Eventually, he saw a graphic image of 9/11 victims’ remains.
“I immediately was like physically sick,” Bocchi said.
He called his uncle, who came to his house 30 minutes later. Bocchi was crying and pointing at his computer monitor when his uncle walked in.
“Within, like, five minutes, he just took advantage of me,” Bocchi told Originol.
The sexual abuse continued for about a year, according to Bocchi. He said he believed his uncle’s assertions that it was “normal” and that he’d be the one to face repercussions if he said anything.
“I felt so embarrassed,” he said. “I knew I couldn’t go to anyone, or I felt at least I couldn’t go to anyone.”
Bocchi said he carried it with him for the rest of his life.
“What I know now, obviously, is that he was using all this trauma and this hurt that I had, this pain, for his own pleasure,” Bocchi told Originol. “He took advantage of that vulnerability of mine and abused me.”
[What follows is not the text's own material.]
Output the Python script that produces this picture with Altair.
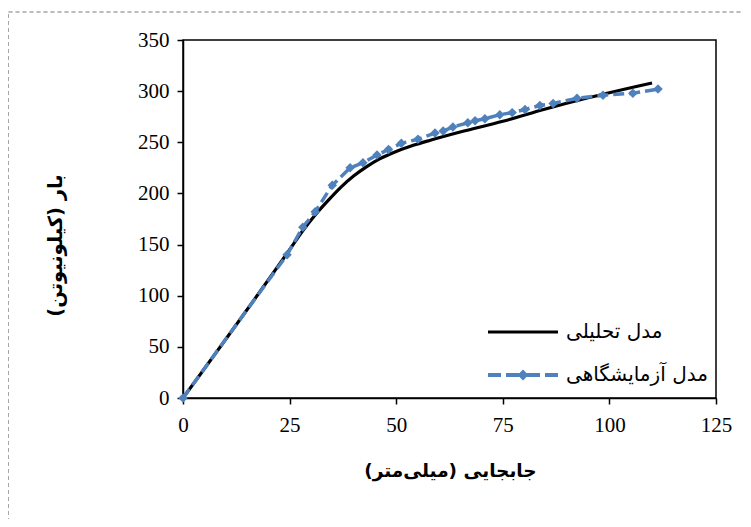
import altair as alt
import pandas as pd

# Analytical model (black solid)
ana_x = [0, 25, 28, 31, 34, 37, 40, 43, 46, 50, 54, 58, 65, 75, 85, 95, 110]
ana_y = [0, 145, 163, 179, 193, 206, 217, 226, 233.5, 241, 247, 252, 260, 270.5, 282.5, 293.5, 308]

# Experimental model (blue dashed with diamonds)
exp_x = [0, 24.4, 28.1, 31, 35, 39.2, 42.2, 45.5, 48.2, 51.2, 55.1, 59.1, 61, 63.3, 66.8,
         68.5, 70.8, 74.3, 77.2, 80.2, 83.7, 86.8, 92.4, 98.5, 105.5, 111.4]
exp_y = [0, 140, 167, 182, 208, 225, 230, 237.5, 243, 249, 253, 259, 261, 265, 269,
         271, 273, 277, 279, 282, 286, 288, 293, 296, 298, 302]

series = ["مدل تحلیلی", "مدل آزمایشگاهی"]
x_ticks = [0, 25, 50, 75, 100, 125]
y_ticks = [0, 50, 100, 150, 200, 250, 300, 350]

BLUE = "#4F81BD"

ana = pd.DataFrame({"x": ana_x, "y": ana_y})
exp = pd.DataFrame({"x": exp_x, "y": exp_y})
leg = pd.DataFrame({"s": series})

xs = alt.Scale(domain=[0, 125], nice=False)
ys = alt.Scale(domain=[0, 350], nice=False)

xaxis = alt.Axis(values=x_ticks, title="جابجایی (میلی‌متر)", grid=False, labelFlush=False,
                 titleX=267, titleY=72, titleBaseline="middle", titleAlign="center",
                 titleFontSize=18.5)
yaxis = alt.Axis(values=y_ticks, title="بار (کیلونیوتن)", grid=False, labelFlush=False,
                 titleX=-128, titleY=205, titleAngle=-90, titleBaseline="middle",
                 titleAlign="center", titleFontSize=19.5)

line_ana = alt.Chart(ana).mark_line(color="black", strokeWidth=3.2, interpolate="monotone").encode(
    x=alt.X("x:Q", scale=xs, axis=xaxis),
    y=alt.Y("y:Q", scale=ys, axis=yaxis),
)

line_exp = alt.Chart(exp).mark_line(color=BLUE, strokeWidth=3.5, strokeDash=[11, 5]).encode(
    x=alt.X("x:Q", scale=xs),
    y=alt.Y("y:Q", scale=ys),
)

pts_exp = alt.Chart(exp).mark_point(shape="diamond", filled=True, size=90, color=BLUE, opacity=1).encode(
    x=alt.X("x:Q", scale=xs),
    y=alt.Y("y:Q", scale=ys),
)

path_solid = "M-3.5,-0.16H3.5V0.16H-3.5Z"
path_dash = ("M-3.5,-0.2H-2.2V0.2H-3.5Z M-1.7,-0.2H-0.4V0.2H-1.7Z "
             "M0.4,-0.2H1.7V0.2H0.4Z M2.2,-0.2H3.5V0.2H2.2Z "
             "M0,-0.55L0.55,0L0,0.55L-0.55,0Z")

legend = alt.Legend(title=None, orient="none", legendX=330, legendY=282,
                    labelFont="DejaVu Sans", labelFontSize=20, labelColor="black",
                    symbolSize=400, symbolStrokeWidth=0, labelOffset=33,
                    rowPadding=23, padding=0, symbolOpacity=1)

leg_layer = alt.Chart(leg).transform_filter("false").mark_point(filled=True, size=400).encode(
    shape=alt.Shape("s:N", scale=alt.Scale(domain=series, range=[path_solid, path_dash]), legend=legend),
    fill=alt.Fill("s:N", scale=alt.Scale(domain=series, range=["black", BLUE]), legend=legend),
)

frame = alt.Chart(leg).mark_rect(fill=None, stroke="#a6a6a6", strokeWidth=1, strokeDash=[4, 3]).encode(
    x=alt.value(-174.5), x2=alt.value(565), y=alt.value(-28), y2=alt.value(520),
)

chart = alt.layer(frame, line_ana, line_exp, pts_exp, leg_layer).properties(
    width=533, height=358,
    padding={"left": 175, "top": 32, "right": 27, "bottom": 121},
    autosize=alt.AutoSizeParams(type="none"),
    background="white",
).configure_view(stroke="black", strokeWidth=1.5).configure_axis(
    domainColor="black", domainWidth=1.5, tickColor="black", tickWidth=1.5, tickSize=6,
    labelFont="Liberation Serif", labelFontSize=21, labelColor="black", labelPadding=8,
    titleFont="DejaVu Sans", titleFontWeight="bold", titleColor="black",
).configure_axisX(labelPadding=10)

chart.save("out.html", embed_options={"renderer": "svg", "actions": False})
He later learned that his father didn’t, in fact, jump from the north tower and is believed to have died in a stairwell.
When Bocchi got to college, he felt alienated.
“People looked at me as like the kid who lost dad in 9/11 and I felt like it was a label that I will always carry with me,” Bocchi told Originol.
He started experimenting with hard drugs, like cocaine, opiates and benzos.
“I remember the feeling that I had,” Bocchi said. “All this pain that I carry with me, all this torment, was gone.”
“That was something I was going to chase,” he continued.
Bocchi abused drugs all through college. He started selling opiates and marijuana, even after getting a job in finance after graduating.
“And then I got arrested,” Bocchi told Originol. “I thought maybe that would be the moment for myself where I would say, ‘okay, enough’s enough.’ It wasn’t.”
Sky, blue sky
After that, Bocchi felt “stuck.”
“I didn’t know which way to go,” he said.
One day, Bocchi walked outside and looked up. He was struck by how blue it looked.
“It brought me right back to the morning of 9/11 when my dad passed away,” he told Originol.
Bocchi asked his dad for help and to send a sign. A fly landed on the railing he was leaning on and began acting bizarre. That was all it took. Bocchi immediately went into detox. He spent 30 days in rehab, then joined sober living.
“I knew I had a lot of things that I needed to work on,” Bocchi said. “I was working with my sponsor at the time, and I told him what happened to me with my uncle.”
He decided to file a police report. His uncle was charged with second degree sexual assault and was sentenced to seven years in prison, Bocchi said.
After getting sober in 2016, Bocchi found his work in finance “miserable.” He started sharing his story at high schools, trying to inspire youth to open up about their struggles. He found it rewarding – his only payment for the speaking engagements at the time.
In 2019, he quit his job. The next year, he published “Sway,” a book detailing his journey. Now, Bocchi, 30, speaks full time at high schools, colleges and other organizations.
“In this world, not many people are so openly honest about everything they went through,” he told Originol. “I feel as if sharing these parts of my story that are vulnerable … I think it allows people to be open about their own struggles.”